HOMEFRONT

It’s times like this you have to feel sorry for America’s enemies (wow, I can see that being taken out of context and put on the internet, but anyway). There they are minding their own business and getting up to… whatever it is they do, when suddenly out comes a game or a movie in which they’re shown herding Americans into camps, they become convenient hate figure of the week, and the US gets its fresh wave of patriots ready to fight the good fight. It’s genuinely disconcerting seeing how much joy they get out of making these games. Look at Red Dawn, or Modern Warfare 2. You wonder if they might actually be looking forward to it just a teeny bit. Anyway, it’s time for America’s latest invasion love-in, so step forward Homefront.

So this time it’s the Koreans that get to have a go at taking over the good ol’ US of A, presumably because Call Of Duty and all the other combat games called dibs on the good nations. It’s 2027 and the entire Earth’s economy is well and truly buggered, leaving Korea free to just go around doing whatever it wants just like, well, the America of the future, and decides to take its next step up the property ladder by draping its flags all over the USA’s landmarks. After about 2 years of occupation, the Americans finally decide they aren’t going to stand for this anymore and so begins Homefront…

You are Robert Jacobs, a man who got rescued by the American resistance because he can fly a helicopter, and I admit I do at least have to applaud Homefront for going with that reason and none of this “you are Earth’s last hope for some unexplained reason” crap that seems to plague games of all genres like a giant turd of predictability. You’re taken to a rag-tag band of resistance fighters featuring Boone (leader of the resistance in Colorado and generic tough black guy number 20,006), Hopper, whose favourite tactic in a fire-fight is hiding round a corner and being of as little help as humanly possible, and Rianna, who is the subject of so many gratuitous arse shots you start to wonder what sort of game you’ve bought.

Your main leader throughout the game, though, is one Connor Morgan, and how this guy managed to be placed in charge of anything more complex than his own sock drawer is beyond me. He looks like your generic grizzled, surly, grey American game protagonist, but he must have been dropped on his head as a child or something, because brain damage is the only possible reason I can think of for the numerous phenomenally bad decisions he makes throughout the game. For example, when there are only 3 of you in a group and you are trying to sneak around a field full of murderous Koreans, the best thing to do would be to stay quiet and not draw attention, right? Don’t be so silly! Connor uses traditional American brain-power and decides the best way to get out of this tricky situation is to scream and shoot his way out of trouble, leading to numerous insta-kills and genuine murderous thoughts aimed towards your commanding officer. Although, to be fair, when they give you these orders they probably genuinely believe your character’s silence is that of unconditional compliance rather than, say, the silent realisation that he’d rather take his chances with the Koreans.

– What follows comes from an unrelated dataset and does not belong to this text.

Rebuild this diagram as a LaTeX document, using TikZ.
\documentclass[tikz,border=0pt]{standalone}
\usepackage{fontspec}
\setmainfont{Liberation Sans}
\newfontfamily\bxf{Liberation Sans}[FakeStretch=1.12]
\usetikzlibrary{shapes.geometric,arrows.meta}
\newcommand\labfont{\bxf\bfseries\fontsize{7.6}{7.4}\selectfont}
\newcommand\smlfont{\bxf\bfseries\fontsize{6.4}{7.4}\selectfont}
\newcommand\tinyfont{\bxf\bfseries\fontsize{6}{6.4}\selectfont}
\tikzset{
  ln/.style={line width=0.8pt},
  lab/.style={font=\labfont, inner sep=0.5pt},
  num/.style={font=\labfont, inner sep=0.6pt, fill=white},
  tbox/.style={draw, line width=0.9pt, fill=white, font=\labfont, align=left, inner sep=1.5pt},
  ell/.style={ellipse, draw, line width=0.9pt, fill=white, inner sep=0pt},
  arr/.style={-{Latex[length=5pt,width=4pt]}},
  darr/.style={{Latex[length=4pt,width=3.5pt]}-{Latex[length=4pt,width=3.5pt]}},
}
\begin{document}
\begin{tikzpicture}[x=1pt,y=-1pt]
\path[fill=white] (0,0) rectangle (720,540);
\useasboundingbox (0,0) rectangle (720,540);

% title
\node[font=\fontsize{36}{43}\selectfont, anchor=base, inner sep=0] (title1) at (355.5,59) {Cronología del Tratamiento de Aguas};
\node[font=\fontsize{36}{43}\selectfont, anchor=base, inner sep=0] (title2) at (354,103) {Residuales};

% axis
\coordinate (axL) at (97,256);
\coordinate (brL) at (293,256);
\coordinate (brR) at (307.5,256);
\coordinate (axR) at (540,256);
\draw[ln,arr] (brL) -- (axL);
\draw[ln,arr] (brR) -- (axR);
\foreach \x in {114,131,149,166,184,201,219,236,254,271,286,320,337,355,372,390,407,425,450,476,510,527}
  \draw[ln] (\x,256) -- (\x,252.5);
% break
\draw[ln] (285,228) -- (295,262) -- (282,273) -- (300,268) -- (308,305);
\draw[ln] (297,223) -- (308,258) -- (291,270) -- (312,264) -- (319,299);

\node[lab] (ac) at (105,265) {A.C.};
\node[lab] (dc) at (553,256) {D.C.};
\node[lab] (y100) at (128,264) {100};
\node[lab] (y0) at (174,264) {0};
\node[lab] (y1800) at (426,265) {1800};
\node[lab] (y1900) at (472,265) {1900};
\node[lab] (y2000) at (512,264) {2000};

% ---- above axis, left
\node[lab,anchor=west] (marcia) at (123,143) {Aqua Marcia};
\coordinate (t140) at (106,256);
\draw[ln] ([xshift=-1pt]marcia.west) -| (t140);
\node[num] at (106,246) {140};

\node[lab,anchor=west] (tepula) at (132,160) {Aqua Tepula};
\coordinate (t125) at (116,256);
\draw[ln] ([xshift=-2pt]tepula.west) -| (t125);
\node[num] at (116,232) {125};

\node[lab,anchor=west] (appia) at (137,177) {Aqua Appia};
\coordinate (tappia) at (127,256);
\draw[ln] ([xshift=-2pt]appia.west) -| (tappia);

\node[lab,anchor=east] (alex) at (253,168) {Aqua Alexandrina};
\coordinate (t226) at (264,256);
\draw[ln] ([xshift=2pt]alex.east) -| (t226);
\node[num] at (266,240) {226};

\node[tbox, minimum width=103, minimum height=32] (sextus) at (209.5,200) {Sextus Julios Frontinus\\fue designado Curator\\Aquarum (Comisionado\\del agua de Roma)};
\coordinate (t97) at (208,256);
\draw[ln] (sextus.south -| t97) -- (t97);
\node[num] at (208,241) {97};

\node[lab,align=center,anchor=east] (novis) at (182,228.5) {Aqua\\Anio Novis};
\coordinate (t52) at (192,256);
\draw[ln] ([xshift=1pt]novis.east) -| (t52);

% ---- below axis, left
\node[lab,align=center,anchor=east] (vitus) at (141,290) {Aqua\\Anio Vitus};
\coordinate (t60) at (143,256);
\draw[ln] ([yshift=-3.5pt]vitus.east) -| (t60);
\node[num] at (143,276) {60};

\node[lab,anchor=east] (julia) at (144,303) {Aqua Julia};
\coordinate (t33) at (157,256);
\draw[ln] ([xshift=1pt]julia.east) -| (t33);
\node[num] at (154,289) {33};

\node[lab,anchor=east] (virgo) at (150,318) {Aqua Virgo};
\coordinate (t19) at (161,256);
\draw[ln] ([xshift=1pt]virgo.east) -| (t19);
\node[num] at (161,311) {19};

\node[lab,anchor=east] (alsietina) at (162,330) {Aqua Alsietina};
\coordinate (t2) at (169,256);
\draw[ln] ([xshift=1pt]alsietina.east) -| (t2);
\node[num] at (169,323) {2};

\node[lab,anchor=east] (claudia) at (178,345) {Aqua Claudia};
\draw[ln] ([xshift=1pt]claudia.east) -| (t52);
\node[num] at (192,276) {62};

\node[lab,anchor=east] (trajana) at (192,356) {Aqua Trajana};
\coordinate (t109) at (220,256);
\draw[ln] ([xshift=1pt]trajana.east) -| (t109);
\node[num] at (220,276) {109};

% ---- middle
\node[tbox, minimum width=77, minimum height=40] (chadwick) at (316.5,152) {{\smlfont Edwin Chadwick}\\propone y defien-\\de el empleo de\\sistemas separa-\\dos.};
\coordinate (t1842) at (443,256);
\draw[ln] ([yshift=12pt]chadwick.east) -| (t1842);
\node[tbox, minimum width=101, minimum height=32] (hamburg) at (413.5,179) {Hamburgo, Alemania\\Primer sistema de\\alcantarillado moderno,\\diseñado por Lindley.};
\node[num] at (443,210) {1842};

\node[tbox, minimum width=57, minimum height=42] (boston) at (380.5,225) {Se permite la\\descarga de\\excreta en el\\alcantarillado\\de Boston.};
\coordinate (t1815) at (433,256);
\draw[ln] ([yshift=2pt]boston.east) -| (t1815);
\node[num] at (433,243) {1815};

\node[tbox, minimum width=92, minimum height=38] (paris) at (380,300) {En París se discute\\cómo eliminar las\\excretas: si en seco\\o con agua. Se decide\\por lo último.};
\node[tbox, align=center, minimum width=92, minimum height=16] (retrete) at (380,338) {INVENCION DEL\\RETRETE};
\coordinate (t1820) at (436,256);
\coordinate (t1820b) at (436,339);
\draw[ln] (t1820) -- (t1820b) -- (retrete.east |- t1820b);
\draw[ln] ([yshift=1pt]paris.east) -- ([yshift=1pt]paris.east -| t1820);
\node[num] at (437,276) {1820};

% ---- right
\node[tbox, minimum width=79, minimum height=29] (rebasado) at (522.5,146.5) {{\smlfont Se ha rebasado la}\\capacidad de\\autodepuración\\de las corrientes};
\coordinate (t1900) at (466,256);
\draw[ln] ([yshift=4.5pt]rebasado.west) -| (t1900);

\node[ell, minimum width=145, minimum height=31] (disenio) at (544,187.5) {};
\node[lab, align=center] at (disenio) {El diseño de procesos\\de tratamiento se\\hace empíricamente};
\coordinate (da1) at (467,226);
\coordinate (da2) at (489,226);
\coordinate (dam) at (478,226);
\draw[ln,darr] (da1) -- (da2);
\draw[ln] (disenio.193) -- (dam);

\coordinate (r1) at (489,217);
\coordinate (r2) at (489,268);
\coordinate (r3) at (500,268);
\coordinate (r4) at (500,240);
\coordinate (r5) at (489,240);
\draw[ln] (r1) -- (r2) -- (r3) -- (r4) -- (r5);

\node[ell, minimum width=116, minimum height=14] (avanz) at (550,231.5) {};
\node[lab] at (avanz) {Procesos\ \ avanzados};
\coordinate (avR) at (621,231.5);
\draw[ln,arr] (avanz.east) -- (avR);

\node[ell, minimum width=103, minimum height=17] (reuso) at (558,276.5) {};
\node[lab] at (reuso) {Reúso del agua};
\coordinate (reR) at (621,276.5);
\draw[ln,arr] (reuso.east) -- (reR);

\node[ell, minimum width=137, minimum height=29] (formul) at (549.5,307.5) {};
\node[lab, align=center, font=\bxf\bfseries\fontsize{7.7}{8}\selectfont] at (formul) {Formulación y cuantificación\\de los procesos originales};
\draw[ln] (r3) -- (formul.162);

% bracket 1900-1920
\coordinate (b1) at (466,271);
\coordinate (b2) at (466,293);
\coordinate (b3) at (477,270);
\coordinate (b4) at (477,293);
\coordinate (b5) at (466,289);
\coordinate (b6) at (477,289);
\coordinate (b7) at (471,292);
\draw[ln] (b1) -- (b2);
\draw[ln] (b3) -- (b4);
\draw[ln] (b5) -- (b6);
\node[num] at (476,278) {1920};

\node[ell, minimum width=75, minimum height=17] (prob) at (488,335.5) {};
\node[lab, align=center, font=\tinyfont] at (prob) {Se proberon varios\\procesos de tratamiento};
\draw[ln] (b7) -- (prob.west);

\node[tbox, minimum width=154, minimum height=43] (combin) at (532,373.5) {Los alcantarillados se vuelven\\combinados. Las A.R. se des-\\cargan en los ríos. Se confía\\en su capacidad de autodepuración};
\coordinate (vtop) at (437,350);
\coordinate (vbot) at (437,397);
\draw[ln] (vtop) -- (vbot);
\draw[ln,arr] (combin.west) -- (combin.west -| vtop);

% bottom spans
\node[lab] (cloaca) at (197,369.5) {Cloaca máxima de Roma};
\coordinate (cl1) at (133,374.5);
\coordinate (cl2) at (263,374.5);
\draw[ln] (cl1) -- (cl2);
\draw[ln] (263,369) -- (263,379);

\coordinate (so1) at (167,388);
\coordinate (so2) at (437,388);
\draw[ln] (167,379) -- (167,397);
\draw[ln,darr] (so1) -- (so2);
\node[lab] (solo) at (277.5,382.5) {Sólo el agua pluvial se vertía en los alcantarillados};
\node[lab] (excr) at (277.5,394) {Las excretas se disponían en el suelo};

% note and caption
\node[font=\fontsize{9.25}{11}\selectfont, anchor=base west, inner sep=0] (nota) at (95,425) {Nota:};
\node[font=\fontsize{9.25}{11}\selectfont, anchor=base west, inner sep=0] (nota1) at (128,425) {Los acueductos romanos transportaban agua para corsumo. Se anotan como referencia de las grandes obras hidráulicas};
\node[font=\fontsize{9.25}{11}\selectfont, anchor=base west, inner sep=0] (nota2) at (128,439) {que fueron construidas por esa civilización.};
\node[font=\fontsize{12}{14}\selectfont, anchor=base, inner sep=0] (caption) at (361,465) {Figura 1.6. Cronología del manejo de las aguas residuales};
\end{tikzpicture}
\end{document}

The combat is almost identical to Call Of Duty, even down to the stupid jam-in-the-eyes thing that you get when you’re just about to die unless you crawl behind some cover for a couple of seconds to have a little cry until your skull grows back, that combat game developers seem almost contractually obliged to put in every game they do, and here lies its main problem. It’s trying WAY too hard to be Call Of Duty, and it ends up being too much, yet not enough, like it. The fact that it’s set in the future and that it could play around with high-tech weaponry and stuff like that was a good piece of innovation that worked relatively well, but it ended up falling into the COD trap and broke both its legs on the way down.

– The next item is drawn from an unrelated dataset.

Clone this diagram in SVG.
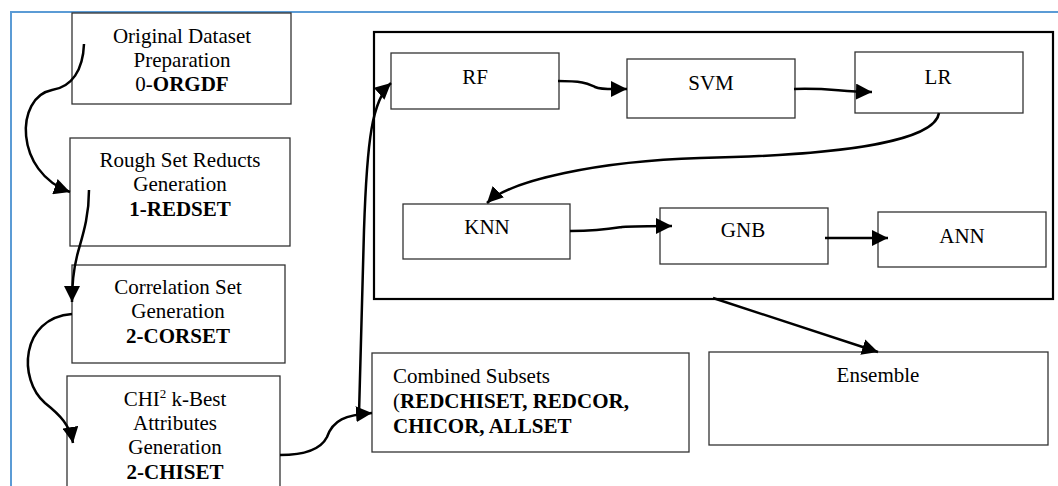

Of course despite its faults, the game does have its good, sometimes even great parts, topped handsomely by a harrowing and really hard to watch scene in which you and your team-mates have to hide inside a pit of dead Americans to avoid being seen by the Korean army, but despite all my problems I think my biggest problem with Homefront is that it’s just too… Americanised. Every single American in the game runs around like they’re in their own personal war film, spouting the same 3 one-liners while they pump dirty commies full of lead. Before the game came out Playstation Magazine ran a massive feature on this game, mainly praising its pacing, but there is none. The very first scene of the game allows you just one brief look out the window before Korean police kick your door down and politely introduce your face to the butt of their gun, and after 2 minutes (I know, I counted) you’re on a bus being driven through street after street of death, guns and beatings like an extremely harrowing version of “it’s a small world”.

So I suppose this is the time to say “if you liked Call Of Duty you’ll like this”, because it’s pretty much just more of it, but then if you don’t mind a game with thick-as-pig-shit AI support and a stupidly designed difficulty curve then by all means give Homefront a try. It’s not even a particularly bad game, the story’s good and it’s all very cinematic and everything; but the voice acting’s often sub-standard, and after being insta-killed for the 90 hyper-billionth time by an enemy that probably doesn’t even exist in the game conjuring bullets from the fucking ether you seriously start to entertain thoughts of microwaving the disc. It’s still a game I’d recommend, you just need to have insanely high patience levels to be able to get through it without launching your controller towards the screen at least 3 times per level.